Exploring Database Indexes

Exploring Database Indexes

Why Indexes?

Database indexes are used for faster data retrieval. Let's explore the underlying data structure behind these indexes that enables faster queries.

Hash Index

This is a log based index and probably simpler and easiest to implement. It stores data in key value pair format in an append only file. When the file size grows it just moves to storing data in a different file. Compaction happens in the background asynchronously. Compaction is the process of merging two files and using the latest one as the trusted and updated source of data.


SSTable is Sorted string table. Similar to hash index, it also stores key-value pairs in an append only segment file but in a sorted order sorted by key. Compaction also happens in the background on a regular interval.

How does it maintain sorted order in a segment file?

It uses any sorted data structure like Red Black Tree or AVL tree to keep keys in sorted order.

How compaction works?

SSTable make writes faster by appending data in an append only segment file. On files reaching a certain limit, new writes are done on new segment file. Compaction takes values from latest segment file and rejects values from old segement files in case of repeated keys. Since SSTables are already sorted, merging is faster as well with help of any sorting algorithm like merge sort.


For searching any key in SSTable, we need two offsets to begin with. For e.g. if we’ve to search for offset value for key10 and we’ve got offset values for key 2 and key 15, we can just use binary search to search within the SSTable since the values inside the table are sorted by key. Generally a sparse in memory index is also kept which keeps offset values for random keys to help with the binary search process.


Deletion is worth mentioning for LSM trees as this might be the only case where deletion actually takes extra space. Since no in place updates are allowed in segment files(append only files), if a key pair is deleted, we just add a tombstone value to the key name and while merging/compaction it reads the value as tombstone and does not carry it forward in the merged segment.

LSM Tree

LSM tree is log structured merge tree which is essentially the algorithm we just described earlier. Searching works in the same way as above, however worst case complexity is still high in LSM tree, going through sparse index and going all the way to all on-disk SSTables. Further optimizations in LSM tree are made by introducing a bloom filter. So search is first made in bloom filter, then it goes to LSM tree.


BTree is a balanced tree. It possesses the properties of a n-ary binary tree with a twist that it balances itself on every insert, delete, and update.

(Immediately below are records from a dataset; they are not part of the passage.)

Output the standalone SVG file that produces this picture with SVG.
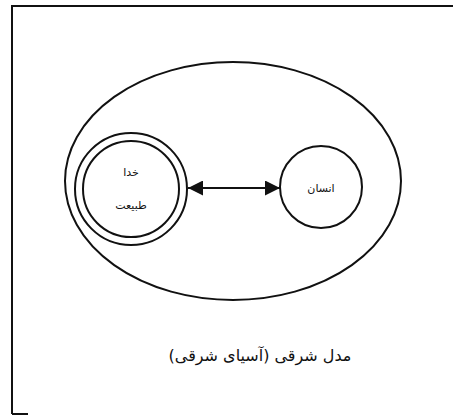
<svg xmlns="http://www.w3.org/2000/svg" width="453" height="418" viewBox="0 0 453 418">
<style>
.ln{fill:none;stroke:#111;stroke-width:2}
.t{font-family:"DejaVu Sans","Noto Sans",sans-serif;fill:#111;text-anchor:middle}
</style>
<defs>
<marker id="ah" viewBox="0 0 10 10" refX="10" refY="5" markerWidth="17" markerHeight="15" markerUnits="userSpaceOnUse" orient="auto-start-reverse">
<path d="M0,0 L10,5 L0,10 Z" fill="#111"/>
</marker>
</defs>
<rect width="453" height="418" fill="#fff"/>
<g id="frame">
<path class="ln" d="M12,414 L12,6 L453,6"/>
<path class="ln" d="M12,414 L28,414"/>
</g>
<g id="outer">
<ellipse class="ln" cx="233" cy="181" rx="168" ry="119"/>
</g>
<g id="god-nature">
<circle class="ln" cx="131" cy="189" r="56"/>
<circle class="ln" cx="131" cy="189" r="48"/>
<text class="t" x="131" y="176" font-size="11">خدا</text>
<text class="t" x="131" y="209" font-size="11">طبیعت</text>
</g>
<g id="human">
<circle class="ln" cx="321" cy="187" r="41"/>
<text class="t" x="321" y="192" font-size="11">انسان</text>
</g>
<g id="connectors">
<line class="ln" x1="188" y1="188" x2="280" y2="188" stroke-width="1.5" marker-start="url(#ah)" marker-end="url(#ah)"/>
</g>
<g id="caption">
<text class="t" x="260" y="361" font-size="16">مدل شرقی (آسیای شرقی)</text>
</g>
</svg>
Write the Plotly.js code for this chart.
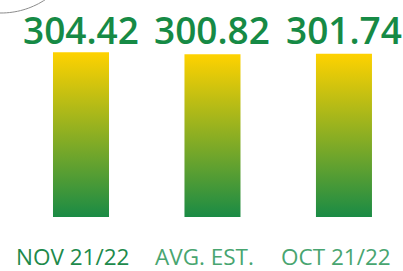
<!DOCTYPE html>
<html>
<head>
<meta charset="utf-8">
<script src="https://cdn.plot.ly/plotly-3.0.1.min.js"></script>
<style>html,body{margin:0;padding:0;background:#fff;}#chart{width:403px;height:271px;}</style>
</head>
<body>
<div id="chart"></div>
<script>
const categories = ["NOV 21/22", "AVG. EST.", "OCT 21/22"];
const values = [304.42, 300.82, 301.74];
const valueLabels = ["304.42", "300.82", "301.74"];

const labelColors = ["#1d8a4b", "#48a570", "#48a570"];
const barHalfWidth = 0.213;

const traces = values.map((v, i) => ({
  type: "scatter",
  mode: "lines",
  x: [i - barHalfWidth, i + barHalfWidth, i + barHalfWidth, i - barHalfWidth, i - barHalfWidth],
  y: [0, 0, v, v, 0],
  fill: "toself",
  line: {width: 0, color: "rgba(0,0,0,0)"},
  fillgradient: {
    type: "vertical",
    colorscale: [[0, "#1a8b45"], [1, "#ffd200"]]
  },
  hoverinfo: "skip",
  showlegend: false
}));

const annotations = [];
values.forEach((v, i) => {
  annotations.push({
    x: i, xref: "x", y: 0.736, yref: "paper",
    yanchor: "bottom", xanchor: "center",
    text: valueLabels[i], showarrow: false,
    font: {family: "Open Sans", size: 37, weight: 600, color: "#168a45"}
  });
  annotations.push({
    x: i, xref: "x", y: 0, yref: "paper", yshift: -23,
    xshift: -8,
    yanchor: "top", xanchor: "center",
    borderpad: 0,
    text: categories[i], showarrow: false,
    font: {family: "Open Sans", size: 22.5, color: labelColors[i]}
  });
});

// decorative arc in the top-left corner (page pixels -> paper coords)
const W = 403, plotH = 217;
let pathStr = "";
let k = 0;
for (let a = 40; a <= 110; a += 2, k++) {
  const t = a * Math.PI / 180;
  const px = 1 + 80 * Math.cos(t);
  const py = -67 + 80 * Math.sin(t);
  const xp = (px / W).toFixed(4), yp = ((plotH - py) / plotH).toFixed(4);
  pathStr += (k === 0 ? "M " : " L ") + xp + "," + yp;
}

const layout = {
  width: 403, height: 271,
  margin: {l: 0, r: 0, t: 0, b: 54, pad: 0},
  paper_bgcolor: "#ffffff", plot_bgcolor: "#ffffff",
  showlegend: false,
  xaxis: {range: [-0.616, 2.449], showgrid: false, zeroline: false, showticklabels: false, showline: false, fixedrange: true},
  yaxis: {range: [0, 401], showgrid: false, zeroline: false, showticklabels: false, showline: false, fixedrange: true},
  annotations: annotations,
  shapes: [{
    type: "path", xref: "paper", yref: "paper",
    path: pathStr,
    line: {color: "#8c8c8c", width: 1}
  }]
};

Plotly.newPlot("chart", traces, layout, {displayModeBar: false, staticPlot: true});
</script>
</body>
</html>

Each node in B-tree actually represents a page on disk. Contrast to LSM tree which divides disk into segments, B-tree splits and divides it’s data between nodes (pages) of fixed size. Insertions are slower than LSM tree but lookups are faster. B-tree also keep a WAL (Write Ahead Logs) which is an append only log file for data recovery in case of crash e.g. failure to update/add a value in the tree due to server restart or network failures. B-tree can again be reconstructed using that WAL.

B+ Tree

This is just an improved version of B tree in a sense that instead of storing references right next to the keys making the nodes heavier, it stores all the references at the leaf node. Makes range queries much faster.

Other indexes

Clustered index - Some indexes prefer keeping actual all row data in the value for key while some prefer keeping references to actual row data in the key while indexing data, the former one is known as clustered index.

Covering index - It is a mid-way between clustered and non clustered index. It stores values for some cloumns of the row and also the reference to original row. This allows some queries to be answered just by looking at the index and for more data, we can refer to the actual values.

Multi-column indexes - This is required for querying multiple columns of a table. E.g. if we’ve to filter out restaurants that lie within a given lat, lon values.

Most common multi column index is concatenated index, R-tree is also one of the multi column index.

Column oriented storage

→ In case of repetitive data in columns, mostly occurring due to joining tables or merging data from different sources e.g. in case of analytics data table, there is a lot of repetitive data if we just looks at the columns. Some analytics DB, store columns seperately in another table and just keep references in the main table. Further compression can be done on columns e.g. in case of number values, sparse values can be represented in a better way to save storage.